As of the time this profile was written, Cohen Circle Acquisition Corp. II remained a blank-check company — it had not yet announced a merger target or been acquired into another entity. The company held capital and was actively seeking an acquisition opportunity that would meet its investment criteria and its shareholders’ expectations of value.

For investors holding CCII shares, the company’s attractiveness rests entirely on two judgments: first, whether the Cohen family sponsor has genuine expertise in identifying undervalued private companies or industry insights that could lead to an above-market acquisition, and second, whether the eventual target — whenever it is announced — represents a genuinely attractive business at a fair price.

The risks of the SPAC structure

The critical risk in any SPAC investment is overpayment. The sponsor and management team have a time deadline and a financial incentive to do a deal.

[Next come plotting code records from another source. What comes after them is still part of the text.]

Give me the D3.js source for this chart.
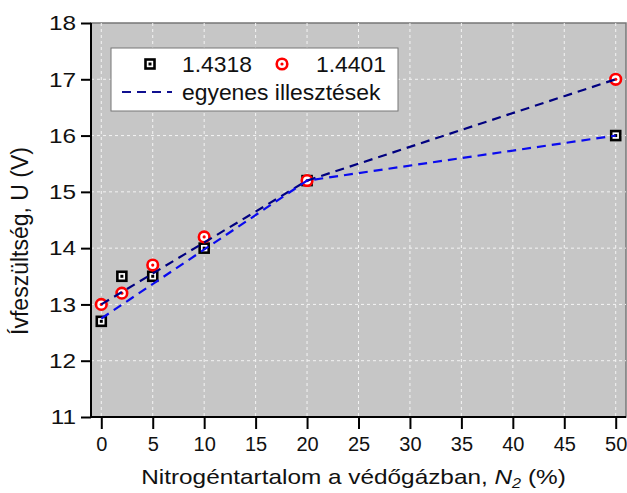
<!DOCTYPE html>
<html>
<head>
<meta charset="utf-8">
<script src="https://cdn.jsdelivr.net/npm/d3@7"></script>
<style>
  body { margin: 0; background: #fff; }
  svg { font-family: "Liberation Sans", Arial, sans-serif; }
</style>
</head>
<body>
<svg id="chart"></svg>
<script>
// data
const nitrogen = [0, 2, 5, 10, 20, 50];
const series1Name = '1.4318';
const series1 = [12.7, 13.5, 13.5, 14.0, 15.2, 16.0];
const series2Name = '1.4401';
const series2 = [13.0, 13.2, 13.7, 14.2, 15.2, 17.0];

// fitted straight line pieces (x, y)
const fit1 = [[0, 12.75], [20, 15.2], [50, 16.0]];
const fit2 = [[0, 13.0], [20, 15.2], [50, 17.0]];
const fitName = 'egyenes illesztések';

const xTicks = [0, 5, 10, 15, 20, 25, 30, 35, 40, 45, 50];
const yTicks = [11, 12, 13, 14, 15, 16, 17, 18];

function buildChart() {
    const width = 627;
    const height = 493;
    const svg = d3.select('#chart').attr('width', width).attr('height', height);

    // plot box
    const left = 91, right = 626, top = 23, bottom = 417;
    // the original text looks a bit wide, so stretch it horizontally
    const sx = 1.16;

    const x = d3.scaleLinear().domain([-1, 51]).range([left, right]);
    const y = d3.scaleLinear().domain([11, 18]).range([bottom, top]);

    // gray background
    svg.append('rect')
        .attr('x', left).attr('y', top)
        .attr('width', right - left).attr('height', bottom - top)
        .attr('fill', '#c6c6c6')
        .attr('stroke', '#777')
        .attr('stroke-width', 1.5);

    // white dashed grid
    const grid = svg.append('g');
    grid.selectAll('.gx')
        .data(xTicks)
        .enter()
        .append('line')
        .attr('x1', d => x(d)).attr('x2', d => x(d))
        .attr('y1', top).attr('y2', bottom)
        .attr('stroke', '#f4f4f4')
        .attr('stroke-width', 1)
        .attr('stroke-dasharray', '3,3');
    grid.selectAll('.gy')
        .data(yTicks.slice(1, -1))
        .enter()
        .append('line')
        .attr('x1', left).attr('x2', right)
        .attr('y1', d => y(d)).attr('y2', d => y(d))
        .attr('stroke', '#f4f4f4')
        .attr('stroke-width', 1)
        .attr('stroke-dasharray', '3,3');

    // y axis
    const yAxis = svg.append('g')
        .attr('transform', `translate(${left},0)`)
        .call(d3.axisLeft(y).tickValues(yTicks).tickFormat(d3.format('d')).tickSize(10).tickPadding(5));
    yAxis.select('.domain').attr('stroke', '#000').attr('stroke-width', 2).attr('d', `M0,${top}V${bottom}`);
    yAxis.selectAll('.tick line').attr('stroke', '#000').attr('stroke-width', 2);
    yAxis.selectAll('.tick text')
        .attr('font-size', 21).attr('fill', '#111')
        .attr('font-family', '"Liberation Sans", Arial, sans-serif')
        .attr('x', -15 / sx)
        .attr('transform', `scale(${sx},1)`);

    // bottom axis line
    svg.append('line')
        .attr('x1', left).attr('x2', right)
        .attr('y1', bottom).attr('y2', bottom)
        .attr('stroke', '#000').attr('stroke-width', 2);

    // x axis, ticks hang below the frame
    const xAxis = svg.append('g')
        .attr('transform', `translate(0,${bottom + 1})`)
        .call(d3.axisBottom(x).tickValues(xTicks).tickSize(11).tickPadding(8));
    xAxis.select('.domain').remove();
    xAxis.selectAll('.tick line').attr('stroke', '#000').attr('stroke-width', 2);
    xAxis.selectAll('.tick text')
        .attr('font-size', 20).attr('fill', '#111')
        .attr('font-family', '"Liberation Sans", Arial, sans-serif');

    // axis titles
    const xTitle = svg.append('text')
        .attr('transform', `translate(${(left + right) / 2 - 5},484) scale(${sx},1)`)
        .attr('text-anchor', 'middle')
        .attr('font-size', 21)
        .attr('fill', '#111');
    xTitle.append('tspan').text('Nitrogéntartalom a védőgázban, ');
    xTitle.append('tspan').attr('font-style', 'italic').text('N');
    xTitle.append('tspan').attr('font-style', 'italic').attr('font-size', 14).attr('dy', 4).text('2');
    xTitle.append('tspan').attr('dy', -4).text(' (%)');

    svg.append('text')
        .attr('transform', `translate(28,241) rotate(-90)`)
        .attr('text-anchor', 'middle')
        .attr('font-size', 23)
        .attr('fill', '#111')
        .text('Ívfeszültség, U (V)');

    // markers
    const pts1 = nitrogen.map((n, i) => [n, series1[i]]);
    const pts2 = nitrogen.map((n, i) => [n, series2[i]]);

    function drawSquare(g, cx, cy) {
        g.append('rect')
            .attr('x', cx - 4.5).attr('y', cy - 4.5)
            .attr('width', 9).attr('height', 9)
            .attr('fill', '#fff')
            .attr('stroke', '#000')
            .attr('stroke-width', 2.6);
        g.append('rect')
            .attr('x', cx - 1.5).attr('y', cy - 1.5)
            .attr('width', 3).attr('height', 3)
            .attr('fill', '#000');
    }
    function drawCircle(g, cx, cy) {
        g.append('circle')
            .attr('cx', cx).attr('cy', cy).attr('r', 5.3)
            .attr('fill', '#fff')
            .attr('stroke', '#f00')
            .attr('stroke-width', 2.6);
        g.append('circle')
            .attr('cx', cx).attr('cy', cy).attr('r', 1.6)
            .attr('fill', '#f00');
    }

    const marks = svg.append('g');
    pts1.forEach(p => drawSquare(marks, x(p[0]), y(p[1])));
    pts2.forEach(p => drawCircle(marks, x(p[0]), y(p[1])));

    // fit lines, drawn over the markers
    const line = d3.line().x(d => x(d[0])).y(d => y(d[1]));
    svg.append('path')
        .attr('d', line(fit2))
        .attr('fill', 'none')
        .attr('stroke', '#000080')
        .attr('stroke-width', 2.2)
        .attr('stroke-dasharray', '9,6');
    svg.append('path')
        .attr('d', line(fit1))
        .attr('fill', 'none')
        .attr('stroke', '#0a0aee')
        .attr('stroke-width', 2.2)
        .attr('stroke-dasharray', '9,6');

    // legend
    const legend = svg.append('g');
    legend.append('rect')
        .attr('x', 111).attr('y', 48)
        .attr('width', 287).attr('height', 63)
        .attr('fill', '#fff')
        .attr('stroke', '#777')
        .attr('stroke-width', 1);
    drawSquare(legend, 150, 64);
    drawCircle(legend, 282, 64);
    legend.append('line')
        .attr('x1', 122).attr('x2', 172)
        .attr('y1', 92).attr('y2', 92)
        .attr('stroke', '#101090')
        .attr('stroke-width', 2.2)
        .attr('stroke-dasharray', '9,6');

    const legendTexts = [[182, 72, series1Name], [316, 72, series2Name], [182, 100, fitName]];
    legend.selectAll('.lt')
        .data(legendTexts)
        .enter()
        .append('text')
        .attr('transform', d => `translate(${d[0]},${d[1]}) scale(1.04,1)`)
        .attr('font-size', 22)
        .attr('fill', '#111')
        .text(d => d[2]);
}

buildChart();
</script>
</body>
</html>
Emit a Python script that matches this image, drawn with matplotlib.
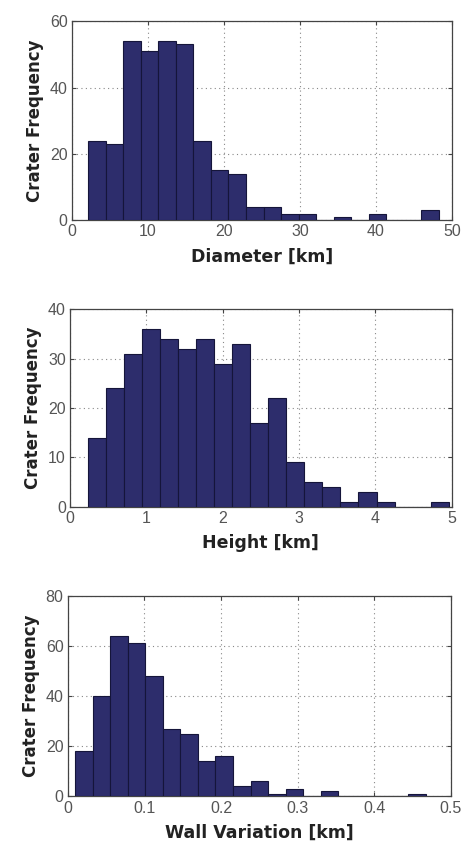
import matplotlib
matplotlib.use("Agg")
import matplotlib.pyplot as plt
import numpy as np

# histogram counts (20 bins each)
diameter_counts = [24, 23, 54, 51, 54, 53, 24, 15, 14, 4, 4, 2, 2, 0, 1, 0, 2, 0, 0, 3]
diameter_range = (2.15, 48.3)

height_counts = [14, 24, 31, 36, 34, 32, 34, 29, 33, 17, 22, 9, 5, 4, 1, 3, 1, 0, 0, 1]
height_range = (0.23, 4.96)

wall_counts = [18, 40, 64, 61, 48, 27, 25, 14, 16, 4, 6, 1, 3, 0, 2, 0, 0, 0, 0, 1]
wall_range = (0.01, 0.467)

panels = [
    (diameter_counts, diameter_range, 'Diameter [km]', [0, 10, 20, 30, 40, 50], [0, 20, 40, 60]),
    (height_counts, height_range, 'Height [km]', [0, 1, 2, 3, 4, 5], [0, 10, 20, 30, 40]),
    (wall_counts, wall_range, 'Wall Variation [km]', [0, 0.1, 0.2, 0.3, 0.4, 0.5], [0, 20, 40, 60, 80]),
]

# axes boxes in figure fraction [left, bottom, width, height]
boxes = [
    [0.156, 0.741, 0.824, 0.234],
    [0.152, 0.404, 0.828, 0.232],
    [0.147, 0.063, 0.831, 0.236],
]

bar_color = '#2d2d6c'
tick_color = '#555555'

fig = plt.figure(figsize=(4.61, 8.5), dpi=100)

for (counts, rng, xlabel, xticks, yticks), box in zip(panels, boxes):
    ax = fig.add_axes(box)
    edges = np.linspace(rng[0], rng[1], len(counts) + 1)
    ax.bar(edges[:-1], counts, width=np.diff(edges), align='edge',
           color=bar_color, edgecolor='#15153a', linewidth=0.8, zorder=3)
    ax.set_xlim(xticks[0], xticks[-1])
    ax.set_ylim(yticks[0], yticks[-1])
    ax.set_xticks(xticks)
    ax.set_yticks(yticks)
    ax.set_xticklabels([('%g' % t) for t in xticks])
    ax.grid(True, linestyle=(0, (1, 3)), color='#888888', linewidth=0.8, zorder=0)
    ax.tick_params(direction='in', length=3, colors='#444444', labelcolor=tick_color,
                   labelsize=11.5, top=True, right=True, pad=3)
    for lbl in ax.get_xticklabels() + ax.get_yticklabels():
        lbl.set_family('Liberation Sans')
    for s in ax.spines.values():
        s.set_color('#444444')
        s.set_linewidth(0.9)
    ax.set_xlabel(xlabel, fontsize=12.5, fontweight='bold', color='#222222', labelpad=6)
    ax.set_ylabel('Crater Frequency', fontsize=12, fontweight='bold', color='#222222', labelpad=4)

fig.savefig('out.png', dpi=100)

These pressures can result in an acquisition of a private company at a valuation that proves to have been too high. Additionally, because the SPAC itself performs no operations and has no competitive advantage beyond the sponsor’s deal-sourcing ability, shareholders are buying a bet on the sponsor’s judgment almost entirely.

How to research CCII

Investors considering CCII shares should carefully review the SPAC’s SEC filings, particularly the prospectus filed at the time of the initial public offering. This document explains the investment criteria the sponsor intends to use when evaluating targets and reveals the experience and track record of the Cohen Circle sponsor team. The prospectus also details the redemption rights available to shareholders and the fee structure that compensates the sponsor and management team.

Once a merger is announced, the company’s proxy statement will provide detailed financial projections and operating information about the proposed target — material that requires careful scrutiny, as projections are often optimistic.